--- GIVEN TASK ---
Check each line of the entries below for the string "chart" and state how many lines have it, with no other text.

(Records with drawing code)
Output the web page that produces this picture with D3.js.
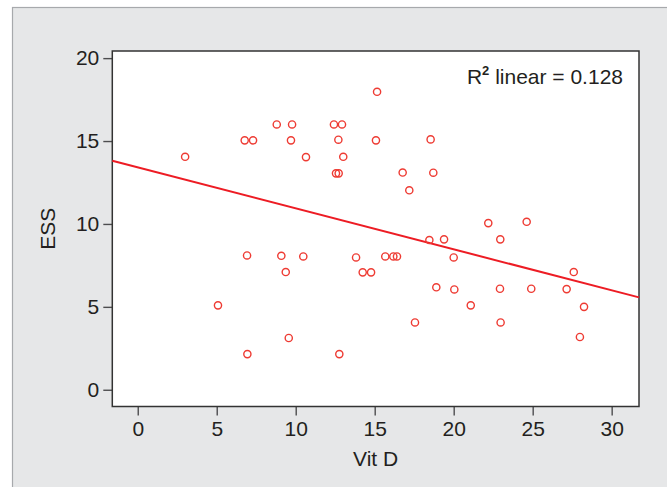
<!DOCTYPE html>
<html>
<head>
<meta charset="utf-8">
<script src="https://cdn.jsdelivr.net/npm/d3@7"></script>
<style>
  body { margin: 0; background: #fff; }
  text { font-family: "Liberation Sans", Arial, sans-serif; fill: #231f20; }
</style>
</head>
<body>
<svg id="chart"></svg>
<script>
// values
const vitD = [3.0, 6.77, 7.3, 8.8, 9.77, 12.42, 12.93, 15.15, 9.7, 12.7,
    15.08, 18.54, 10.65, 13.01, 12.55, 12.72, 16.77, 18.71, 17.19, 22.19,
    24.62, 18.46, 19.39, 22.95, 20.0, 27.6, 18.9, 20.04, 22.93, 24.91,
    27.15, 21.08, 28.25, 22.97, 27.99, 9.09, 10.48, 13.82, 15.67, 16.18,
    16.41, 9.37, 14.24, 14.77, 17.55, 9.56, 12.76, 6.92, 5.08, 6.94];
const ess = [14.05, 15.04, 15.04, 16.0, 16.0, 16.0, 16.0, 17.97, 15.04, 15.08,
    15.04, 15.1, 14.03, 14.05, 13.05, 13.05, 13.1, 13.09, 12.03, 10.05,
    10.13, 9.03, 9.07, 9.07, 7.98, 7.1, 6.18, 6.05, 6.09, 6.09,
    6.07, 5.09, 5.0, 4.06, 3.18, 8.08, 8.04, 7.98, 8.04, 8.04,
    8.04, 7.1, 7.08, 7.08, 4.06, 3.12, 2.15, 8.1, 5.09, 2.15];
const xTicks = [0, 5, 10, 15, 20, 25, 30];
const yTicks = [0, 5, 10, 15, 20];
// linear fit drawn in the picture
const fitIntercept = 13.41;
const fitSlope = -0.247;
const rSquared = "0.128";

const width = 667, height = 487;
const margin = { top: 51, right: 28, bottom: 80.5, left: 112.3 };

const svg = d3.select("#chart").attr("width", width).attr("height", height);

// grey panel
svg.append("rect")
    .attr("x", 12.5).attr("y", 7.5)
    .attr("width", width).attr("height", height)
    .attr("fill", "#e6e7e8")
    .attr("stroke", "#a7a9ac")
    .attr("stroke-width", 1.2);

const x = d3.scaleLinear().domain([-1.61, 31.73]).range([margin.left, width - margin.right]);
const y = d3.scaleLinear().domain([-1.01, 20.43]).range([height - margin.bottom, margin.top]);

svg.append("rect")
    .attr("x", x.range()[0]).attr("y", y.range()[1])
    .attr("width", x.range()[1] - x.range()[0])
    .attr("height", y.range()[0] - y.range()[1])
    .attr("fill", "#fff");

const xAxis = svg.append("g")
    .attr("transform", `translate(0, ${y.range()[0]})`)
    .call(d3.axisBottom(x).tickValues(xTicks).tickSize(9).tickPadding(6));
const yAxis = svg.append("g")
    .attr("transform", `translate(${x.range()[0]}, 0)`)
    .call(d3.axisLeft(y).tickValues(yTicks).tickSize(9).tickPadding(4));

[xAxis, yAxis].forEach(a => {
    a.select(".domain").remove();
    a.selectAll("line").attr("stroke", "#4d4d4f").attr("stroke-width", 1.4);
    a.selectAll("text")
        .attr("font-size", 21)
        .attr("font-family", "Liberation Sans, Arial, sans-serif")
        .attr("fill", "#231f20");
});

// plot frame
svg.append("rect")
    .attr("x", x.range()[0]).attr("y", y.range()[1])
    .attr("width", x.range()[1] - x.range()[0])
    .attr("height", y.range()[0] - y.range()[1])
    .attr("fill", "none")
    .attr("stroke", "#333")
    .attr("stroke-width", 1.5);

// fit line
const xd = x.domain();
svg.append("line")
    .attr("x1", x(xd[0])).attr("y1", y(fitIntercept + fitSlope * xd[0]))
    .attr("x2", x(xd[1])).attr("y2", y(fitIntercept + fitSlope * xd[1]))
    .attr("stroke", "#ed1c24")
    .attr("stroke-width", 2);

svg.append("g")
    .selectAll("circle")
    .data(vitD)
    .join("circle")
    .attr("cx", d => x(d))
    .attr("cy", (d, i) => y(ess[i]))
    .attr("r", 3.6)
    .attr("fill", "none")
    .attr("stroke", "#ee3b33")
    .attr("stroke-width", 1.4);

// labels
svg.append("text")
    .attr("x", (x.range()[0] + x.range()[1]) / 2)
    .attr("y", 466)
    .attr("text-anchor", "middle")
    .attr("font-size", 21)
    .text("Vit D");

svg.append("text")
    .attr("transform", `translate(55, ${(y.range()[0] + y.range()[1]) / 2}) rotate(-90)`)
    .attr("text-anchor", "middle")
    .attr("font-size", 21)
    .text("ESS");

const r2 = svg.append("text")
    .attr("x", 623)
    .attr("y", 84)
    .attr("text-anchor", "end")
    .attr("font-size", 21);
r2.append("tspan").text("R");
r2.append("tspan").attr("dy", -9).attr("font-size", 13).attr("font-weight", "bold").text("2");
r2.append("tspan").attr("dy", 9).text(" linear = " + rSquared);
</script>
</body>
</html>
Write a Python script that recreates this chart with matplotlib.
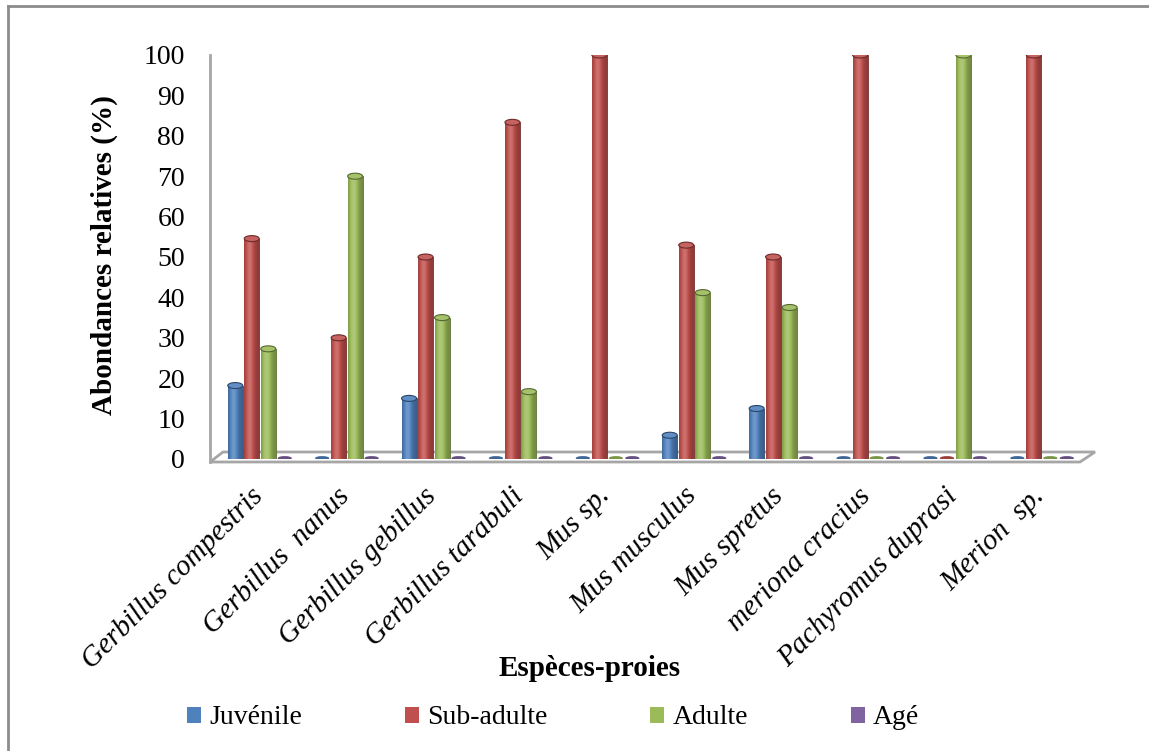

--- TASK RESPONSE ---
3